Stated goal:
Without the pictures, can you quote each line below exactly?

Data records
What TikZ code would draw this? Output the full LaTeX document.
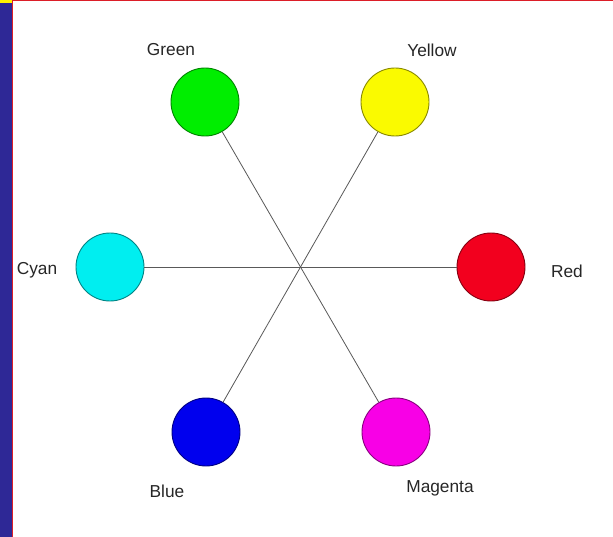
\documentclass[tikz,border=0pt]{standalone}
\usepackage{fontspec}
\setmainfont{Liberation Sans}
\usetikzlibrary{positioning}
\definecolor{barblue}{RGB}{46,40,150}
\definecolor{edgered}{RGB}{220,30,40}
\definecolor{cgreen}{RGB}{0,238,0}
\definecolor{cyellow}{RGB}{250,250,0}
\definecolor{ccyan}{RGB}{0,238,240}
\definecolor{cred}{RGB}{242,0,30}
\definecolor{cblue}{RGB}{0,0,238}
\definecolor{cmagenta}{RGB}{248,0,230}
\tikzset{colorcirc/.style = {circle, draw=#1!55!black, line width=0.9, fill=#1, inner sep = 0, minimum size = 68}}
\tikzset{spoke/.style = {draw=black!65, line width=0.8}}
\tikzset{lbl/.style = {font=\fontsize{17.3}{20}\selectfont, text=black!85}}

\begin{document}
\begin{tikzpicture}[x=1pt, y=-1pt]
    % frame
    \useasboundingbox (0,0) rectangle (613,537);
    \fill[white] (0,0) rectangle (613,537);
    \fill[barblue] (0,0) rectangle (12,537);
    \fill[yellow] (0,0) rectangle (12,3);
    \draw[edgered, line width=1.2] (12.5,537) -- (12.5,0.6) -- (613,0.6);

    % colour circles
    \node [colorcirc=cgreen] (green) at (205,102) {};
    \node [colorcirc=cyellow] (yellow) at (395,102) {};
    \node [colorcirc=ccyan] (cyan) at (110,267) {};
    \node [colorcirc=cred] (red) at (491,267) {};
    \node [colorcirc=cblue] (blue) at (206,432) {};
    \node [colorcirc=cmagenta] (magenta) at (396,432) {};

    % complements
    \draw [spoke] (green) -- (magenta);
    \draw [spoke] (yellow) -- (blue);
    \draw [spoke] (cyan) -- (red);

    \node [lbl] (lgreen) at (171,50) {Green};
    \node [lbl] (lyellow) at (432,50) {Yellow};
    \node [lbl] (lcyan) at (37,270) {Cyan};
    \node [lbl] (lred) at (567,271) {Red};
    \node [lbl] (lblue) at (167,491) {Blue};
    \node [lbl] (lmagenta) at (440,488) {Magenta};
  \end{tikzpicture}
\end{document}
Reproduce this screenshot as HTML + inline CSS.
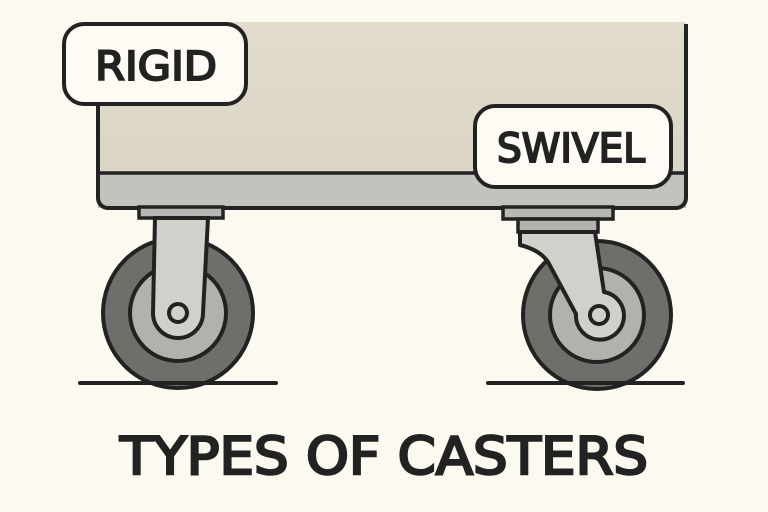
<!DOCTYPE html>
<html><head><style>
body{margin:0;background:#fcf9f0;}
svg{display:block}
text{font-family:"DejaVu Sans","Liberation Sans",sans-serif;font-weight:normal;fill:#222;stroke:#222;}
</style></head><body>
<svg width="768" height="512" viewBox="0 0 768 512">
<defs>
<linearGradient id="bx" x1="0" y1="0" x2="0" y2="1"><stop offset="0" stop-color="#e2dccd"/><stop offset="1" stop-color="#d9d3c4"/></linearGradient>
</defs>
<rect width="768" height="512" fill="#fcf9f0"/>
<path d="M98 22 H686 V198 a10 10 0 0 1 -10 10 H108 a10 10 0 0 1 -10 -10 Z" fill="url(#bx)"/>
<rect x="98" y="172" width="588" height="36" fill="#c4c2bc"/>
<path d="M686 24 V198 a10 10 0 0 1 -10 10 H108 a10 10 0 0 1 -10 -10 V100" fill="none" stroke="#222" stroke-width="4"/>
<line x1="98" y1="173" x2="686" y2="173" stroke="#222" stroke-width="3.5"/>
<rect x="139" y="207" width="84" height="11" fill="#b9b7b1" stroke="#222" stroke-width="3.5"/>
<circle cx="178" cy="313" r="75" fill="#6e6e6b" stroke="#222" stroke-width="4"/>
<circle cx="178" cy="313" r="48" fill="#b3b1ab" stroke="#222" stroke-width="4"/>
<path d="M155 218 H208 L203 313 a25 25 0 0 1 -50 0 Z" fill="#d2d0ca" stroke="#222" stroke-width="4"/>
<circle cx="178" cy="313" r="9" fill="#d2d0ca" stroke="#222" stroke-width="4"/>
<line x1="80" y1="383" x2="276" y2="383" stroke="#222" stroke-width="4" stroke-linecap="round"/>
<rect x="503" y="207" width="110" height="12" fill="#b9b7b1" stroke="#222" stroke-width="3.5"/>
<rect x="518" y="219" width="80" height="13" fill="#b3b1ab" stroke="#222" stroke-width="3.5"/>
<circle cx="597" cy="315" r="74" fill="#6e6e6b" stroke="#222" stroke-width="4"/>
<circle cx="597" cy="315" r="47" fill="#b3b1ab" stroke="#222" stroke-width="4"/>
<path d="M520 232 H595 L604 292 a24 24 0 1 1 -28 22 L548 262 Q540 250 520 245 Z" fill="#d2d0ca" stroke="#222" stroke-width="4" stroke-linejoin="round"/>
<circle cx="599" cy="315" r="9" fill="#d2d0ca" stroke="#222" stroke-width="4"/>
<line x1="488" y1="383" x2="683" y2="383" stroke="#222" stroke-width="4" stroke-linecap="round"/>
<rect x="64" y="24" width="182" height="80" rx="20" fill="#fdfbf4" stroke="#222" stroke-width="4"/>
<text x="156" y="80" font-size="40" text-anchor="middle" stroke-width="2" textLength="122" lengthAdjust="spacingAndGlyphs">RIGID</text>
<rect x="475" y="106" width="196" height="81" rx="20" fill="#fdfbf4" stroke="#222" stroke-width="4"/>
<text x="571" y="162" font-size="40" text-anchor="middle" stroke-width="2" textLength="148" lengthAdjust="spacingAndGlyphs">SWIVEL</text>
<text x="384" y="474" font-size="52" text-anchor="middle" stroke-width="2.5" textLength="528" lengthAdjust="spacingAndGlyphs">TYPES OF CASTERS</text>
</svg>
</body></html>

Completed task:
What TikZ code would draw this? Output the full LaTeX document.
\documentclass[tikz,border=0pt]{standalone}
\usepackage{fontspec}
\setmainfont{Liberation Sans}
\usetikzlibrary{positioning}
\definecolor{barblue}{RGB}{46,40,150}
\definecolor{edgered}{RGB}{220,30,40}
\definecolor{cgreen}{RGB}{0,238,0}
\definecolor{cyellow}{RGB}{250,250,0}
\definecolor{ccyan}{RGB}{0,238,240}
\definecolor{cred}{RGB}{242,0,30}
\definecolor{cblue}{RGB}{0,0,238}
\definecolor{cmagenta}{RGB}{248,0,230}
\tikzset{colorcirc/.style = {circle, draw=#1!55!black, line width=0.9, fill=#1, inner sep = 0, minimum size = 68}}
\tikzset{spoke/.style = {draw=black!65, line width=0.8}}
\tikzset{lbl/.style = {font=\fontsize{17.3}{20}\selectfont, text=black!85}}

\begin{document}
\begin{tikzpicture}[x=1pt, y=-1pt]
    % frame
    \useasboundingbox (0,0) rectangle (613,537);
    \fill[white] (0,0) rectangle (613,537);
    \fill[barblue] (0,0) rectangle (12,537);
    \fill[yellow] (0,0) rectangle (12,3);
    \draw[edgered, line width=1.2] (12.5,537) -- (12.5,0.6) -- (613,0.6);

    % colour circles
    \node [colorcirc=cgreen] (green) at (205,102) {};
    \node [colorcirc=cyellow] (yellow) at (395,102) {};
    \node [colorcirc=ccyan] (cyan) at (110,267) {};
    \node [colorcirc=cred] (red) at (491,267) {};
    \node [colorcirc=cblue] (blue) at (206,432) {};
    \node [colorcirc=cmagenta] (magenta) at (396,432) {};

    % complements
    \draw [spoke] (green) -- (magenta);
    \draw [spoke] (yellow) -- (blue);
    \draw [spoke] (cyan) -- (red);

    \node [lbl] (lgreen) at (171,50) {Green};
    \node [lbl] (lyellow) at (432,50) {Yellow};
    \node [lbl] (lcyan) at (37,270) {Cyan};
    \node [lbl] (lred) at (567,271) {Red};
    \node [lbl] (lblue) at (167,491) {Blue};
    \node [lbl] (lmagenta) at (440,488) {Magenta};
  \end{tikzpicture}
\end{document}
Reproduce this screenshot as HTML + inline CSS.
<!DOCTYPE html>
<html><head><style>
body{margin:0;background:#fcf9f0;}
svg{display:block}
text{font-family:"DejaVu Sans","Liberation Sans",sans-serif;font-weight:normal;fill:#222;stroke:#222;}
</style></head><body>
<svg width="768" height="512" viewBox="0 0 768 512">
<defs>
<linearGradient id="bx" x1="0" y1="0" x2="0" y2="1"><stop offset="0" stop-color="#e2dccd"/><stop offset="1" stop-color="#d9d3c4"/></linearGradient>
</defs>
<rect width="768" height="512" fill="#fcf9f0"/>
<path d="M98 22 H686 V198 a10 10 0 0 1 -10 10 H108 a10 10 0 0 1 -10 -10 Z" fill="url(#bx)"/>
<rect x="98" y="172" width="588" height="36" fill="#c4c2bc"/>
<path d="M686 24 V198 a10 10 0 0 1 -10 10 H108 a10 10 0 0 1 -10 -10 V100" fill="none" stroke="#222" stroke-width="4"/>
<line x1="98" y1="173" x2="686" y2="173" stroke="#222" stroke-width="3.5"/>
<rect x="139" y="207" width="84" height="11" fill="#b9b7b1" stroke="#222" stroke-width="3.5"/>
<circle cx="178" cy="313" r="75" fill="#6e6e6b" stroke="#222" stroke-width="4"/>
<circle cx="178" cy="313" r="48" fill="#b3b1ab" stroke="#222" stroke-width="4"/>
<path d="M155 218 H208 L203 313 a25 25 0 0 1 -50 0 Z" fill="#d2d0ca" stroke="#222" stroke-width="4"/>
<circle cx="178" cy="313" r="9" fill="#d2d0ca" stroke="#222" stroke-width="4"/>
<line x1="80" y1="383" x2="276" y2="383" stroke="#222" stroke-width="4" stroke-linecap="round"/>
<rect x="503" y="207" width="110" height="12" fill="#b9b7b1" stroke="#222" stroke-width="3.5"/>
<rect x="518" y="219" width="80" height="13" fill="#b3b1ab" stroke="#222" stroke-width="3.5"/>
<circle cx="597" cy="315" r="74" fill="#6e6e6b" stroke="#222" stroke-width="4"/>
<circle cx="597" cy="315" r="47" fill="#b3b1ab" stroke="#222" stroke-width="4"/>
<path d="M520 232 H595 L604 292 a24 24 0 1 1 -28 22 L548 262 Q540 250 520 245 Z" fill="#d2d0ca" stroke="#222" stroke-width="4" stroke-linejoin="round"/>
<circle cx="599" cy="315" r="9" fill="#d2d0ca" stroke="#222" stroke-width="4"/>
<line x1="488" y1="383" x2="683" y2="383" stroke="#222" stroke-width="4" stroke-linecap="round"/>
<rect x="64" y="24" width="182" height="80" rx="20" fill="#fdfbf4" stroke="#222" stroke-width="4"/>
<text x="156" y="80" font-size="40" text-anchor="middle" stroke-width="2" textLength="122" lengthAdjust="spacingAndGlyphs">RIGID</text>
<rect x="475" y="106" width="196" height="81" rx="20" fill="#fdfbf4" stroke="#222" stroke-width="4"/>
<text x="571" y="162" font-size="40" text-anchor="middle" stroke-width="2" textLength="148" lengthAdjust="spacingAndGlyphs">SWIVEL</text>
<text x="384" y="474" font-size="52" text-anchor="middle" stroke-width="2.5" textLength="528" lengthAdjust="spacingAndGlyphs">TYPES OF CASTERS</text>
</svg>
</body></html>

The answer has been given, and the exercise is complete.